▸ **SET PROBLEM**
Omit any picture, and return the remaining data exactly as written.

# # #

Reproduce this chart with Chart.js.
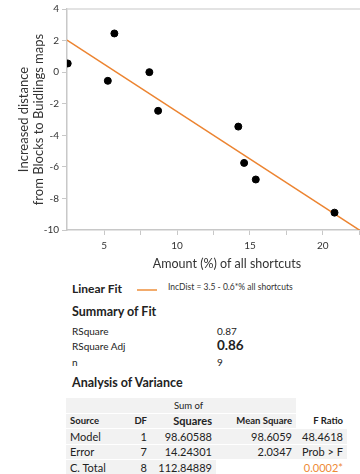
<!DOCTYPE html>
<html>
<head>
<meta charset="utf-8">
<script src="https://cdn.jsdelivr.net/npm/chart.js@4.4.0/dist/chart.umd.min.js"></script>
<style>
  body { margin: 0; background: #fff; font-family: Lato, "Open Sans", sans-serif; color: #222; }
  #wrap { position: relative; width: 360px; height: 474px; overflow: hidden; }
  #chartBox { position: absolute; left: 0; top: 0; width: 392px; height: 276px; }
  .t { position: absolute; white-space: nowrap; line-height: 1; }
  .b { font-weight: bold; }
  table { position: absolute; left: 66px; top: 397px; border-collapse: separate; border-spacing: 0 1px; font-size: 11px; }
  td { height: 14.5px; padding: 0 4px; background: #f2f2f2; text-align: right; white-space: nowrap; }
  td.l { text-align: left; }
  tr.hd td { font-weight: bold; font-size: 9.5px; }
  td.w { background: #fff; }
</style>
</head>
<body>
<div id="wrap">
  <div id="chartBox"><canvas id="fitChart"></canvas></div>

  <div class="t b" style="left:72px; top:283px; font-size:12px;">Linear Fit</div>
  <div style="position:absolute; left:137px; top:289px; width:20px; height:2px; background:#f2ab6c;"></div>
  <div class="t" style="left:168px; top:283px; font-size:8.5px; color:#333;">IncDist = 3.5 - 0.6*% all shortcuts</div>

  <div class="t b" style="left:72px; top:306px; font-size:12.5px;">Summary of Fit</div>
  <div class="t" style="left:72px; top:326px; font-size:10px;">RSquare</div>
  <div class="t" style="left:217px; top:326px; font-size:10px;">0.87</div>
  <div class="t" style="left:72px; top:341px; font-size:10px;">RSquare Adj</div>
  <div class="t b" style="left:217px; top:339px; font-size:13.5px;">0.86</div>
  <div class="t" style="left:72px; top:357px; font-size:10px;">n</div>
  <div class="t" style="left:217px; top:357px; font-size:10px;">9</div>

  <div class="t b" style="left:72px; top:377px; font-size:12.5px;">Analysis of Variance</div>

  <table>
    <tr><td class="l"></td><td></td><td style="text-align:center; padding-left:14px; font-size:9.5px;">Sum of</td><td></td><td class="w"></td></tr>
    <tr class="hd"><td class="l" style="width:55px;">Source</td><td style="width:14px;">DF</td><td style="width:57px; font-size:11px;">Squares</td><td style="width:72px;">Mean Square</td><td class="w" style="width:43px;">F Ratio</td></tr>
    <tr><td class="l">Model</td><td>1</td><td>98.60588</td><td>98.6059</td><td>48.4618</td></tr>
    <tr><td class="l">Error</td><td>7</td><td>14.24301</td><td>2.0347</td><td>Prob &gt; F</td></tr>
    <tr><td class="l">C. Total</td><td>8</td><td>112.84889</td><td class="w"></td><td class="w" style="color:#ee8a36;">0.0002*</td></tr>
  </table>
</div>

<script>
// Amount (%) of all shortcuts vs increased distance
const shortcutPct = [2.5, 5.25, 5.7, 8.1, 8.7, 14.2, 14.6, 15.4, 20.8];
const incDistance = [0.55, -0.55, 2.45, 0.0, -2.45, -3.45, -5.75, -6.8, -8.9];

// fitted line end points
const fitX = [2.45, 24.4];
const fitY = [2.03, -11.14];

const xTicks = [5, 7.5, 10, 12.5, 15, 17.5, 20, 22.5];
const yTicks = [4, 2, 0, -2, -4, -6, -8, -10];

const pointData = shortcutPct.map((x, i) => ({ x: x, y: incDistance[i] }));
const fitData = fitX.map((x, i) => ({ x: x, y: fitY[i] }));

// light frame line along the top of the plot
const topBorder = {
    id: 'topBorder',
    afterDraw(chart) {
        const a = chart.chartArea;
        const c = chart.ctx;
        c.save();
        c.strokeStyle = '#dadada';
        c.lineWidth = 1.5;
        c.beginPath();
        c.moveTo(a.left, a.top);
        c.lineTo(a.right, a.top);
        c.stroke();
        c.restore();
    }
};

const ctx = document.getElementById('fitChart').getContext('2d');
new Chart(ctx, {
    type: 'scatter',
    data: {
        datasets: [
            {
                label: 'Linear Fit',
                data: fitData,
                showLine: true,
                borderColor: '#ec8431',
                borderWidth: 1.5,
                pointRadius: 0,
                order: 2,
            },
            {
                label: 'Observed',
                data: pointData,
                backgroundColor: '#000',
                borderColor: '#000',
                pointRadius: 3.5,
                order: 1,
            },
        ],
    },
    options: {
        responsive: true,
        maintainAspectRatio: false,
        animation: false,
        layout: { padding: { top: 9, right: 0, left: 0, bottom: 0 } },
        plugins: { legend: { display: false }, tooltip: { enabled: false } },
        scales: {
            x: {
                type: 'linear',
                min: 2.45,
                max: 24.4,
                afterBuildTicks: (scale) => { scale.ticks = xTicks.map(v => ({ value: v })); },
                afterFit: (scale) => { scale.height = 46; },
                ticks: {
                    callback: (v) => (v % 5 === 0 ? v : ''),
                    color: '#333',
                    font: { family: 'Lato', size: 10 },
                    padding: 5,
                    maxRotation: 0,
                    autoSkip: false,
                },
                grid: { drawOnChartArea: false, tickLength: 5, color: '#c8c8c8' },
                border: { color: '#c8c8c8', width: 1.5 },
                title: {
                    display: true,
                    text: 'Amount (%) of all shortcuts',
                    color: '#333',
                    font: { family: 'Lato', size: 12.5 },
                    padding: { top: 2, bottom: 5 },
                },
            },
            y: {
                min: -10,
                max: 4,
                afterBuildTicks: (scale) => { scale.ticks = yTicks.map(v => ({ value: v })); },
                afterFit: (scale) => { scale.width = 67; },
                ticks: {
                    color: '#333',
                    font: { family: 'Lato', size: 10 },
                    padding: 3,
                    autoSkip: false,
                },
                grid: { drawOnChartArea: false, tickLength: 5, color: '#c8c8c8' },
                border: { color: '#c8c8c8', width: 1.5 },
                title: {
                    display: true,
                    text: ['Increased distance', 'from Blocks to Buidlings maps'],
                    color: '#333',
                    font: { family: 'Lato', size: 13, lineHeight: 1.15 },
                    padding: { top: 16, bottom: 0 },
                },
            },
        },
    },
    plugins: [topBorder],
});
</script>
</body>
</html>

# # #

▸ **THE OUTPUT**
Reproduce this chart with Chart.js.
<!DOCTYPE html>
<html>
<head>
<meta charset="utf-8">
<script src="https://cdn.jsdelivr.net/npm/chart.js@4.4.0/dist/chart.umd.min.js"></script>
<style>
  body { margin: 0; background: #fff; font-family: Lato, "Open Sans", sans-serif; color: #222; }
  #wrap { position: relative; width: 360px; height: 474px; overflow: hidden; }
  #chartBox { position: absolute; left: 0; top: 0; width: 392px; height: 276px; }
  .t { position: absolute; white-space: nowrap; line-height: 1; }
  .b { font-weight: bold; }
  table { position: absolute; left: 66px; top: 397px; border-collapse: separate; border-spacing: 0 1px; font-size: 11px; }
  td { height: 14.5px; padding: 0 4px; background: #f2f2f2; text-align: right; white-space: nowrap; }
  td.l { text-align: left; }
  tr.hd td { font-weight: bold; font-size: 9.5px; }
  td.w { background: #fff; }
</style>
</head>
<body>
<div id="wrap">
  <div id="chartBox"><canvas id="fitChart"></canvas></div>

  <div class="t b" style="left:72px; top:283px; font-size:12px;">Linear Fit</div>
  <div style="position:absolute; left:137px; top:289px; width:20px; height:2px; background:#f2ab6c;"></div>
  <div class="t" style="left:168px; top:283px; font-size:8.5px; color:#333;">IncDist = 3.5 - 0.6*% all shortcuts</div>

  <div class="t b" style="left:72px; top:306px; font-size:12.5px;">Summary of Fit</div>
  <div class="t" style="left:72px; top:326px; font-size:10px;">RSquare</div>
  <div class="t" style="left:217px; top:326px; font-size:10px;">0.87</div>
  <div class="t" style="left:72px; top:341px; font-size:10px;">RSquare Adj</div>
  <div class="t b" style="left:217px; top:339px; font-size:13.5px;">0.86</div>
  <div class="t" style="left:72px; top:357px; font-size:10px;">n</div>
  <div class="t" style="left:217px; top:357px; font-size:10px;">9</div>

  <div class="t b" style="left:72px; top:377px; font-size:12.5px;">Analysis of Variance</div>

  <table>
    <tr><td class="l"></td><td></td><td style="text-align:center; padding-left:14px; font-size:9.5px;">Sum of</td><td></td><td class="w"></td></tr>
    <tr class="hd"><td class="l" style="width:55px;">Source</td><td style="width:14px;">DF</td><td style="width:57px; font-size:11px;">Squares</td><td style="width:72px;">Mean Square</td><td class="w" style="width:43px;">F Ratio</td></tr>
    <tr><td class="l">Model</td><td>1</td><td>98.60588</td><td>98.6059</td><td>48.4618</td></tr>
    <tr><td class="l">Error</td><td>7</td><td>14.24301</td><td>2.0347</td><td>Prob &gt; F</td></tr>
    <tr><td class="l">C. Total</td><td>8</td><td>112.84889</td><td class="w"></td><td class="w" style="color:#ee8a36;">0.0002*</td></tr>
  </table>
</div>

<script>
// Amount (%) of all shortcuts vs increased distance
const shortcutPct = [2.5, 5.25, 5.7, 8.1, 8.7, 14.2, 14.6, 15.4, 20.8];
const incDistance = [0.55, -0.55, 2.45, 0.0, -2.45, -3.45, -5.75, -6.8, -8.9];

// fitted line end points
const fitX = [2.45, 24.4];
const fitY = [2.03, -11.14];

const xTicks = [5, 7.5, 10, 12.5, 15, 17.5, 20, 22.5];
const yTicks = [4, 2, 0, -2, -4, -6, -8, -10];

const pointData = shortcutPct.map((x, i) => ({ x: x, y: incDistance[i] }));
const fitData = fitX.map((x, i) => ({ x: x, y: fitY[i] }));

// light frame line along the top of the plot
const topBorder = {
    id: 'topBorder',
    afterDraw(chart) {
        const a = chart.chartArea;
        const c = chart.ctx;
        c.save();
        c.strokeStyle = '#dadada';
        c.lineWidth = 1.5;
        c.beginPath();
        c.moveTo(a.left, a.top);
        c.lineTo(a.right, a.top);
        c.stroke();
        c.restore();
    }
};

const ctx = document.getElementById('fitChart').getContext('2d');
new Chart(ctx, {
    type: 'scatter',
    data: {
        datasets: [
            {
                label: 'Linear Fit',
                data: fitData,
                showLine: true,
                borderColor: '#ec8431',
                borderWidth: 1.5,
                pointRadius: 0,
                order: 2,
            },
            {
                label: 'Observed',
                data: pointData,
                backgroundColor: '#000',
                borderColor: '#000',
                pointRadius: 3.5,
                order: 1,
            },
        ],
    },
    options: {
        responsive: true,
        maintainAspectRatio: false,
        animation: false,
        layout: { padding: { top: 9, right: 0, left: 0, bottom: 0 } },
        plugins: { legend: { display: false }, tooltip: { enabled: false } },
        scales: {
            x: {
                type: 'linear',
                min: 2.45,
                max: 24.4,
                afterBuildTicks: (scale) => { scale.ticks = xTicks.map(v => ({ value: v })); },
                afterFit: (scale) => { scale.height = 46; },
                ticks: {
                    callback: (v) => (v % 5 === 0 ? v : ''),
                    color: '#333',
                    font: { family: 'Lato', size: 10 },
                    padding: 5,
                    maxRotation: 0,
                    autoSkip: false,
                },
                grid: { drawOnChartArea: false, tickLength: 5, color: '#c8c8c8' },
                border: { color: '#c8c8c8', width: 1.5 },
                title: {
                    display: true,
                    text: 'Amount (%) of all shortcuts',
                    color: '#333',
                    font: { family: 'Lato', size: 12.5 },
                    padding: { top: 2, bottom: 5 },
                },
            },
            y: {
                min: -10,
                max: 4,
                afterBuildTicks: (scale) => { scale.ticks = yTicks.map(v => ({ value: v })); },
                afterFit: (scale) => { scale.width = 67; },
                ticks: {
                    color: '#333',
                    font: { family: 'Lato', size: 10 },
                    padding: 3,
                    autoSkip: false,
                },
                grid: { drawOnChartArea: false, tickLength: 5, color: '#c8c8c8' },
                border: { color: '#c8c8c8', width: 1.5 },
                title: {
                    display: true,
                    text: ['Increased distance', 'from Blocks to Buidlings maps'],
                    color: '#333',
                    font: { family: 'Lato', size: 13, lineHeight: 1.15 },
                    padding: { top: 16, bottom: 0 },
                },
            },
        },
    },
    plugins: [topBorder],
});
</script>
</body>
</html>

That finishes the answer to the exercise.